Who, what, why: Who is still at Guantanamo?
A Guantanamo detainee, Abdel Malik Ahmed Abdel Wahab al-Rahabi, appears before a board on Tuesday. Like others held at the prison, he will wait to hear his fate.
The hearing is the first one open to journalists under the Obama administration. More are planned.
It is a hopeful sign for detainees. Al-Rahabi and others will be allowed to speak their mind - and say why they should be released.
It is also a reminder that some have been approved for release - but are still there. And that others are supposed to be prosecuted, but may never be. Their fate is unlikely to change.
Years ago US officials said that al-Rahabi was a bodyguard for Osama Bin Laden.
Al-Rahabi appears before the six members of a Periodic Review Board, though not in person. The board members are in Arlington, Virginia, according to a Pentagon spokesman, and are watching him on a video feed.
Journalists watch from an office building in Arlington, says the spokesman, though not in the same place. He may eventually be cleared. For others the future is uncertain.
The prison opened in January 2002 and at its peak held 750 detainees. Today about 155 men are held there. President Barack Obama promised to close the place down. The Periodic Review Board was set up two years ago as a way to speed up the process.
The first hearing was held in the autumn. Mahmoud Abd al Aziz Abd al Mujahid, 36, appeared before the board. He was accused of working for al-Qaeda but was never charged with a crime.
He was recommended for transfer. He is still there, however, because Yemen is considered too unstable to repatriate him. So far no other country has offered to take him.
At this point 77 individuals at Guantanamo have been cleared for transfer, according to Fordham University's Martha Rayner. Most, including Mujahid, are from Yemen.
About 45 detainees from Saudi Arabia and other countries fall into a different category. It is called indefinite detention - or "limbo", as Mark Denbeaux, a Seton Hall law professor, describes it.
These men are eligible to appear before the board, however. They could be cleared. Finally there is a category of about 31 detainees. Officials say they are slated for prosecution.
One of them is Khalid Sheikh Mohammed, the self-described plotter of 9/11. Others in this category include so-called high-value detainees - Walid bin Attash, Ammar al-Baluchi (also known as Abd al-Aziz Ali), Ramzi Binalshibh and Mustafa Ahmed al-Hawsawi.
They are supposed to be tried by a military tribunal for war crimes. "This commission is moving slowly but methodically toward trial," said Mark Martins, the chief prosecutor and a US brigadier general, according to the Financial Times.
The other men are unlikely to be prosecuted.
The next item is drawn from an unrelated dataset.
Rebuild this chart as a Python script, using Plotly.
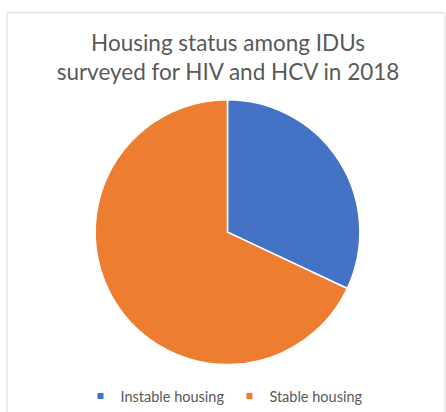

In 2002 officials claimed that one of them, Abu Zubaydah, was a key figure in the al-Qaeda network.
He was held in a secret CIA facility. Officials created a programme of "Enhanced Interrogation Techniques" for him, as John Rizzo, a former CIA lawyer, wrote. Zubaydah is now prisoner 10016 at Camp 7, a mini-Supermax that is blocked off from the world.
Not even lawyers are allowed to visit. He is brought to a 20ft by 10ft (about 6m by 3m) wooden box, with his hands then chained to a bolt on the floor, for meetings. He has never been charged with a crime.
"He never will be," says his lawyer Joseph Margulies. Years ago officials misjudged him, he says, and consequently subjected him to the harsh programme. Now, he says, they are in a difficult position.
"It's an embarrassment, right, to cast the programme in doubt," says Margulies. "They just grabbed a tiger by the tail, and they don't know what to do with it."